According to the New York Times, school administrators said they were trying to balance tolerance with tradition. Administrators are discouraging Confederate flags and singing of the unofficial fight song “Dixie” at sporting events.
Native American groups themselves also are working to banish team names like the Washington Redskins, the Kansas City Chiefs, and the Atlanta Braves.
In 2009, the Washington Redskins won a 17-year battle against a group of Native Americans who argued that their team name was racially offensive. The decision was not made based on the accusations, but on the legal technicality that those pressing charges waited too long to do so. Those who pressed charges did so decades after the Redskins trademarked the name, making the youngest plaintiff a 1-year-old at the time. The judge noted that this plaintiff waited eight years after he turned 18 to press charges.
However, this setback has not stopped Native American activist groups, who are lobbying all over the country, against high schools and national teams alike.
Americans would riot over a sports team named “the Asians” or “the Jews” or a mascot called "the Mexican" depicted by a Hispanic person wearing a sombrero. Why is it that we see these as inappropriate but not the use of Native Americans as team names and mascots? People need not forget that the Native Americans are a race, not a fictional group. Tradition should not be a good enough reason to keep these mascots. If a tradition is racist and disrespectful, it should not be longstanding. Americans have allowed these derogatory names for long enough, and it is time to give up the tradition and do the right thing.

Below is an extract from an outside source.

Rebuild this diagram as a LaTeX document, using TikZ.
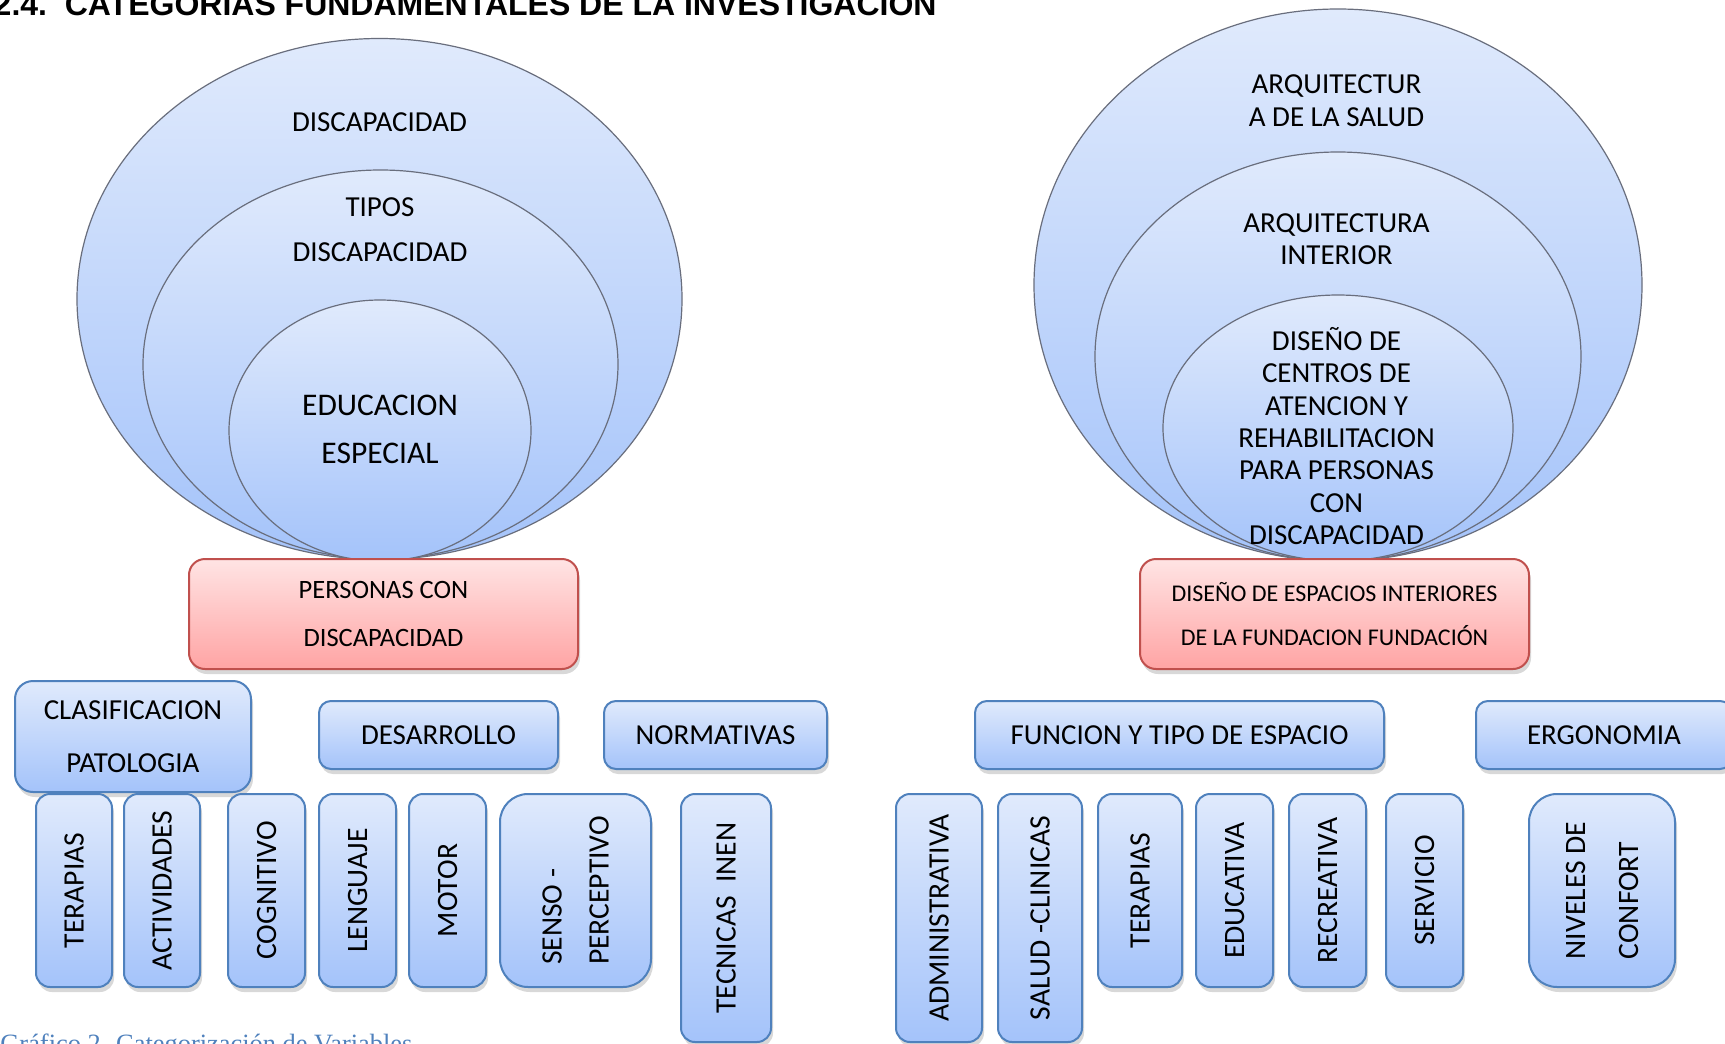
\documentclass[tikz,border=0pt]{standalone}
\usepackage{fontspec}
\setmainfont{Carlito}
\newfontfamily\arialfont{Liberation Sans}
\newfontfamily\timesfont{Liberation Serif}
\usepackage{xcolor}
\usepackage{tikz}
\usetikzlibrary{shapes,shadows}

\definecolor{blueT}{RGB}{224,234,252}
\definecolor{blueB}{RGB}{164,195,250}
\definecolor{blueline}{RGB}{79,129,189}
\definecolor{ringline}{RGB}{105,110,125}
\definecolor{redT}{RGB}{255,228,228}
\definecolor{redB}{RGB}{255,164,164}
\definecolor{redline}{RGB}{192,80,77}
\definecolor{capblue}{RGB}{79,129,189}

\begin{document}
\begin{tikzpicture}[x=0.5pt, y=-0.5pt]
    % Styles
    \tikzstyle{ring} = [ellipse, draw=ringline, line width=0.6pt, top color=blueT, bottom color=blueB]
    \tikzstyle{txt} = [align=center, inner sep=0pt, font=\fontsize{14.5}{16.2}\selectfont]
    \tikzstyle{hblock} = [rectangle, draw=blueline, line width=1pt, rounded corners=6pt, top color=blueT, bottom color=blueB, align=center, font=\fontsize{14.5}{17}\selectfont, drop shadow={opacity=0.3, shadow xshift=1pt, shadow yshift=-2.5pt}]
    \tikzstyle{vblock} = [hblock, rotate=90, align=left, rounded corners=7pt, font=\fontsize{14.8}{23.5}\selectfont]
    \tikzstyle{rblock} = [hblock, draw=redline, top color=redT, bottom color=redB, rounded corners=8pt]

    \path [use as bounding box, fill=white] (0,0) rectangle (1725,1044);

    % Title and caption
    \node [anchor=base east, inner sep=0pt, font=\arialfont\bfseries\fontsize{16}{18}\selectfont] (title) at (937,16) {2.4.~~CATEGORIAS FUNDAMENTALES DE LA INVESTIGACION};
    \node [anchor=base west, inner sep=0pt, text=capblue, font=\timesfont\fontsize{13.2}{15}\selectfont] (caption) at (0,1052) {Gráfico 2. Categorización de Variables};

    % Left rings
    \node [ring, minimum width=302.5pt, minimum height=260.5pt] (discap) at (379.5,299) {};
    \node [ring, minimum width=237.5pt, minimum height=194.5pt] (tipos) at (380.5,364.5) {};
    \node [ring, minimum width=151pt, minimum height=130.5pt] (educ) at (380,430.5) {};
    \node [txt] (discapT) at (379.5,122) {DISCAPACIDAD};
    \node [txt, font=\fontsize{14.5}{22.5}\selectfont] (tiposT) at (380,229.5) {TIPOS\\DISCAPACIDAD};
    \node [txt, font=\fontsize{15.75}{24}\selectfont] (educT) at (380,429) {EDUCACION\\ESPECIAL};

    % Right rings
    \node [ring, minimum width=304pt, minimum height=276pt] (arqsalud) at (1338,285) {};
    \node [ring, minimum width=243pt, minimum height=204.5pt] (arqint) at (1338,356.5) {};
    \node [ring, minimum width=175pt, minimum height=133pt] (diseno) at (1338,428) {};
    \node [txt] (arqsaludT) at (1336.5,100.5) {ARQUITECTUR\\A DE LA SALUD};
    \node [txt] (arqintT) at (1336.5,239) {ARQUITECTURA\\INTERIOR};
    \node [txt] (disenoT) at (1336.5,436) {DISEÑO DE\\CENTROS DE\\ATENCION Y\\REHABILITACION\\PARA PERSONAS\\CON\\DISCAPACIDAD};

    % Red blocks
    \node [rblock, minimum width=194.5pt, minimum height=55pt, font=\fontsize{13.25}{24}\selectfont] (personas) at (383.5,614) {PERSONAS CON\\DISCAPACIDAD};
    \node [rblock, minimum width=194.5pt, minimum height=55pt, font=\fontsize{12}{22}\selectfont] (espacios) at (1334.5,614) {DISEÑO DE ESPACIOS INTERIORES\\DE LA FUNDACION FUNDACIÓN};

    % Category blocks
    \node [hblock, minimum width=118pt, minimum height=55.5pt, rounded corners=9pt, font=\fontsize{14.5}{26.5}\selectfont] (clasif) at (133,736.5) {CLASIFICACION\\PATOLOGIA};
    \node [hblock, minimum width=119.5pt, minimum height=34pt] (desarrollo) at (438.5,735) {DESARROLLO};
    \node [hblock, minimum width=111.5pt, minimum height=34pt] (normativas) at (715.5,735) {NORMATIVAS};
    \node [hblock, minimum width=204.5pt, minimum height=34pt] (funcion) at (1179.5,735) {FUNCION Y TIPO DE ESPACIO};
    \node [hblock, minimum width=128pt, minimum height=34pt] (ergonomia) at (1604,735) {ERGONOMIA};

    % Vertical blocks, left
    \node [vblock, minimum width=96.5pt, minimum height=38pt] (terapiasA) at (74,890.5) {TERAPIAS};
    \node [vblock, minimum width=96.5pt, minimum height=38pt] (actividades) at (162,890.5) {ACTIVIDADES};
    \node [vblock, minimum width=96.5pt, minimum height=38.5pt] (cognitivo) at (266.5,890.5) {COGNITIVO};
    \node [vblock, minimum width=96.5pt, minimum height=38.5pt] (lenguaje) at (357.5,890.5) {LENGUAJE};
    \node [vblock, minimum width=96.5pt, minimum height=38.5pt] (motor) at (447.5,890.5) {MOTOR};
    \node [vblock, minimum width=96.5pt, minimum height=75.5pt, rounded corners=14pt] (senso) at (575.5,890.5) {SENSO -\\PERCEPTIVO};
    \node [vblock, minimum width=124pt, minimum height=45pt] (tecnicas) at (726,918) {TECNICAS~ INEN};

    % Vertical blocks, right
    \node [vblock, minimum width=124pt, minimum height=43pt] (administrativa) at (939,918) {ADMINISTRATIVA};
    \node [vblock, minimum width=124pt, minimum height=42pt] (salud) at (1040,918) {SALUD -CLINICAS};
    \node [vblock, minimum width=96.5pt, minimum height=42pt] (terapiasB) at (1140,890.5) {TERAPIAS};
    \node [vblock, minimum width=96.5pt, minimum height=38.5pt] (educativa) at (1234.5,890.5) {EDUCATIVA};
    \node [vblock, minimum width=96.5pt, minimum height=38.5pt] (recreativa) at (1327.5,890.5) {RECREATIVA};
    \node [vblock, minimum width=96.5pt, minimum height=38.5pt] (servicio) at (1424.5,890.5) {SERVICIO};
    \node [vblock, minimum width=96.5pt, minimum height=73pt, rounded corners=14pt, font=\fontsize{14.8}{26.5}\selectfont] (niveles) at (1602,890.5) {NIVELES DE\\CONFORT};
\end{tikzpicture}
\end{document}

“This is a human rights issue, we are being denied the most basic respect,” said Michael Haney, a Seminole American, to the Oregon State Education Department. “As long as our people are perceived as cartoon characters or static beings locked in the past, our socioeconomic problems will never be addressed. Also, this issue of imagery has a direct correlation with violence against Indian people and the high suicide rate of our youth.”